EXERCISE DETAILS -
Your task is to repeat the lines below exactly, excluding any pictures they contain.

RECORDED DATA -
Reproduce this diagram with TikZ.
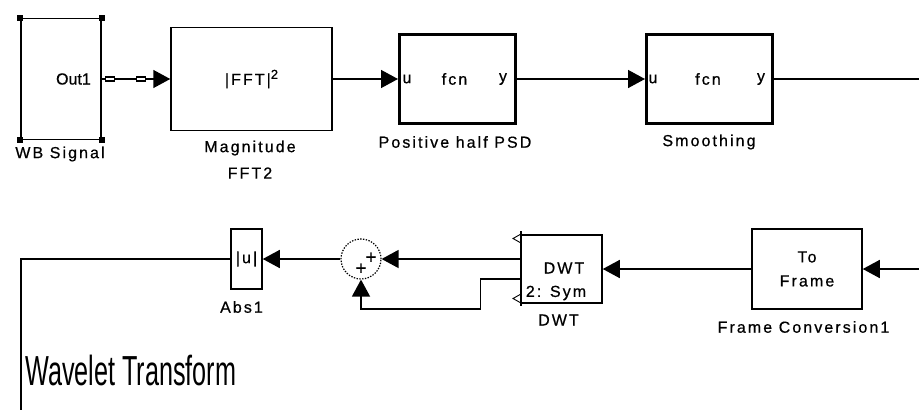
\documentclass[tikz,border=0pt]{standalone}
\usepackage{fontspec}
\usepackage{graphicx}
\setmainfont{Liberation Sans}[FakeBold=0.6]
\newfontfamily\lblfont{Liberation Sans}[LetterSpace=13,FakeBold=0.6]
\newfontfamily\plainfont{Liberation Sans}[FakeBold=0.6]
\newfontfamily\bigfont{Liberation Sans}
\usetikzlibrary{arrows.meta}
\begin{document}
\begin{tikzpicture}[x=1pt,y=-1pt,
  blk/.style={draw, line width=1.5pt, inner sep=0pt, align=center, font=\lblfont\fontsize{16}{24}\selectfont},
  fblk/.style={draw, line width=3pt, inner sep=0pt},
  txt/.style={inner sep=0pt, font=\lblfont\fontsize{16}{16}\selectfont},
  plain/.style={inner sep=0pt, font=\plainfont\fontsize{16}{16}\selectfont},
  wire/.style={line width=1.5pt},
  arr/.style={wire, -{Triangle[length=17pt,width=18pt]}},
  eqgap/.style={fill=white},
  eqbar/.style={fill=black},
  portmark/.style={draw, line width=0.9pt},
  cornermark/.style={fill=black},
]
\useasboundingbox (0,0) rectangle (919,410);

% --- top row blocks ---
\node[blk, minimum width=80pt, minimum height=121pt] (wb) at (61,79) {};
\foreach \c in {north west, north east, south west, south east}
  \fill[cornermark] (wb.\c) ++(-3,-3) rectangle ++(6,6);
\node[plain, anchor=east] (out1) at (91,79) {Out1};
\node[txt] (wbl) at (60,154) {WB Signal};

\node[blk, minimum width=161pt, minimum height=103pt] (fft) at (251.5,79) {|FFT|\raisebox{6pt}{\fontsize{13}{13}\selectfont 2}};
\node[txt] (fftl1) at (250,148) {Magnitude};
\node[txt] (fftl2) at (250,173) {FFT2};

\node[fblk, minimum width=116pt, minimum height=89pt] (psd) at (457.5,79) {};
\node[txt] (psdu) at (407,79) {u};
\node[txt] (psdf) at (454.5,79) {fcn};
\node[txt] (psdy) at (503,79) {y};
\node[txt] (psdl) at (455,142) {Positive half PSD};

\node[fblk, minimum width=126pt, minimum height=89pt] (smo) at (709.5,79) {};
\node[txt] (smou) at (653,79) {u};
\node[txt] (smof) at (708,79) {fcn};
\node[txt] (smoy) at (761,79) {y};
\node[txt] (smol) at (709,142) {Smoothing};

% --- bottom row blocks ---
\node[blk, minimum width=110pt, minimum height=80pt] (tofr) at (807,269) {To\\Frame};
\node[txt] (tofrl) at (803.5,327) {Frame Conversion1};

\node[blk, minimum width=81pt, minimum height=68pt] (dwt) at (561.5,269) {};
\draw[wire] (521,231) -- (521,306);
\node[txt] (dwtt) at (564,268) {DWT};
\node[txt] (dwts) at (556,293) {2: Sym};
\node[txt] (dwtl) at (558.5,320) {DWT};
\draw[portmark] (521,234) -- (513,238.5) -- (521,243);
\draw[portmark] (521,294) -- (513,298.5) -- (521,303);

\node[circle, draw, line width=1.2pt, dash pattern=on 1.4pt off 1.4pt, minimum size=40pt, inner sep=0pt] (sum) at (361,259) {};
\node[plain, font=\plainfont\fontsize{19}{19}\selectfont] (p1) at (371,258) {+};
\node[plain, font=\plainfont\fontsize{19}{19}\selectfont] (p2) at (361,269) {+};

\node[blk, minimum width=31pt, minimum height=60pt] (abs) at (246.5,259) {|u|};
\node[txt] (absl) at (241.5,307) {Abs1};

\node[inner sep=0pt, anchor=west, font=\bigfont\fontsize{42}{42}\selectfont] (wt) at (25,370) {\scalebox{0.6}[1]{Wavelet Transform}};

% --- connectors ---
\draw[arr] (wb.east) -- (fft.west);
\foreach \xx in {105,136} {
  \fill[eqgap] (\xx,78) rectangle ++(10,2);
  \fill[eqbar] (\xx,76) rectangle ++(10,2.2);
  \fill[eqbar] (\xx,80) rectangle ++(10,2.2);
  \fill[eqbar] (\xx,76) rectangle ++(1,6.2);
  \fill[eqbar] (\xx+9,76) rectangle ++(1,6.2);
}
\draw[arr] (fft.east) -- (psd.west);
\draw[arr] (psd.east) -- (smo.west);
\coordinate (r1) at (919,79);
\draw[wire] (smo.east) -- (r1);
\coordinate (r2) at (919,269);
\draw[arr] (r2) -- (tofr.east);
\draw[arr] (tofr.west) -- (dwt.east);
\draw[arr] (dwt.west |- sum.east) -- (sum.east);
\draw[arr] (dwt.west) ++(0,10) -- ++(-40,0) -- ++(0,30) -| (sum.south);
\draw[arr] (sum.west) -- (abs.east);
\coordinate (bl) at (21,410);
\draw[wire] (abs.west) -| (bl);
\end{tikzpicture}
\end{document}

SOLVED PROBLEM -
Reproduce this diagram with TikZ.
\documentclass[tikz,border=0pt]{standalone}
\usepackage{fontspec}
\usepackage{graphicx}
\setmainfont{Liberation Sans}[FakeBold=0.6]
\newfontfamily\lblfont{Liberation Sans}[LetterSpace=13,FakeBold=0.6]
\newfontfamily\plainfont{Liberation Sans}[FakeBold=0.6]
\newfontfamily\bigfont{Liberation Sans}
\usetikzlibrary{arrows.meta}
\begin{document}
\begin{tikzpicture}[x=1pt,y=-1pt,
  blk/.style={draw, line width=1.5pt, inner sep=0pt, align=center, font=\lblfont\fontsize{16}{24}\selectfont},
  fblk/.style={draw, line width=3pt, inner sep=0pt},
  txt/.style={inner sep=0pt, font=\lblfont\fontsize{16}{16}\selectfont},
  plain/.style={inner sep=0pt, font=\plainfont\fontsize{16}{16}\selectfont},
  wire/.style={line width=1.5pt},
  arr/.style={wire, -{Triangle[length=17pt,width=18pt]}},
  eqgap/.style={fill=white},
  eqbar/.style={fill=black},
  portmark/.style={draw, line width=0.9pt},
  cornermark/.style={fill=black},
]
\useasboundingbox (0,0) rectangle (919,410);

% --- top row blocks ---
\node[blk, minimum width=80pt, minimum height=121pt] (wb) at (61,79) {};
\foreach \c in {north west, north east, south west, south east}
  \fill[cornermark] (wb.\c) ++(-3,-3) rectangle ++(6,6);
\node[plain, anchor=east] (out1) at (91,79) {Out1};
\node[txt] (wbl) at (60,154) {WB Signal};

\node[blk, minimum width=161pt, minimum height=103pt] (fft) at (251.5,79) {|FFT|\raisebox{6pt}{\fontsize{13}{13}\selectfont 2}};
\node[txt] (fftl1) at (250,148) {Magnitude};
\node[txt] (fftl2) at (250,173) {FFT2};

\node[fblk, minimum width=116pt, minimum height=89pt] (psd) at (457.5,79) {};
\node[txt] (psdu) at (407,79) {u};
\node[txt] (psdf) at (454.5,79) {fcn};
\node[txt] (psdy) at (503,79) {y};
\node[txt] (psdl) at (455,142) {Positive half PSD};

\node[fblk, minimum width=126pt, minimum height=89pt] (smo) at (709.5,79) {};
\node[txt] (smou) at (653,79) {u};
\node[txt] (smof) at (708,79) {fcn};
\node[txt] (smoy) at (761,79) {y};
\node[txt] (smol) at (709,142) {Smoothing};

% --- bottom row blocks ---
\node[blk, minimum width=110pt, minimum height=80pt] (tofr) at (807,269) {To\\Frame};
\node[txt] (tofrl) at (803.5,327) {Frame Conversion1};

\node[blk, minimum width=81pt, minimum height=68pt] (dwt) at (561.5,269) {};
\draw[wire] (521,231) -- (521,306);
\node[txt] (dwtt) at (564,268) {DWT};
\node[txt] (dwts) at (556,293) {2: Sym};
\node[txt] (dwtl) at (558.5,320) {DWT};
\draw[portmark] (521,234) -- (513,238.5) -- (521,243);
\draw[portmark] (521,294) -- (513,298.5) -- (521,303);

\node[circle, draw, line width=1.2pt, dash pattern=on 1.4pt off 1.4pt, minimum size=40pt, inner sep=0pt] (sum) at (361,259) {};
\node[plain, font=\plainfont\fontsize{19}{19}\selectfont] (p1) at (371,258) {+};
\node[plain, font=\plainfont\fontsize{19}{19}\selectfont] (p2) at (361,269) {+};

\node[blk, minimum width=31pt, minimum height=60pt] (abs) at (246.5,259) {|u|};
\node[txt] (absl) at (241.5,307) {Abs1};

\node[inner sep=0pt, anchor=west, font=\bigfont\fontsize{42}{42}\selectfont] (wt) at (25,370) {\scalebox{0.6}[1]{Wavelet Transform}};

% --- connectors ---
\draw[arr] (wb.east) -- (fft.west);
\foreach \xx in {105,136} {
  \fill[eqgap] (\xx,78) rectangle ++(10,2);
  \fill[eqbar] (\xx,76) rectangle ++(10,2.2);
  \fill[eqbar] (\xx,80) rectangle ++(10,2.2);
  \fill[eqbar] (\xx,76) rectangle ++(1,6.2);
  \fill[eqbar] (\xx+9,76) rectangle ++(1,6.2);
}
\draw[arr] (fft.east) -- (psd.west);
\draw[arr] (psd.east) -- (smo.west);
\coordinate (r1) at (919,79);
\draw[wire] (smo.east) -- (r1);
\coordinate (r2) at (919,269);
\draw[arr] (r2) -- (tofr.east);
\draw[arr] (tofr.west) -- (dwt.east);
\draw[arr] (dwt.west |- sum.east) -- (sum.east);
\draw[arr] (dwt.west) ++(0,10) -- ++(-40,0) -- ++(0,30) -| (sum.south);
\draw[arr] (sum.west) -- (abs.east);
\coordinate (bl) at (21,410);
\draw[wire] (abs.west) -| (bl);
\end{tikzpicture}
\end{document}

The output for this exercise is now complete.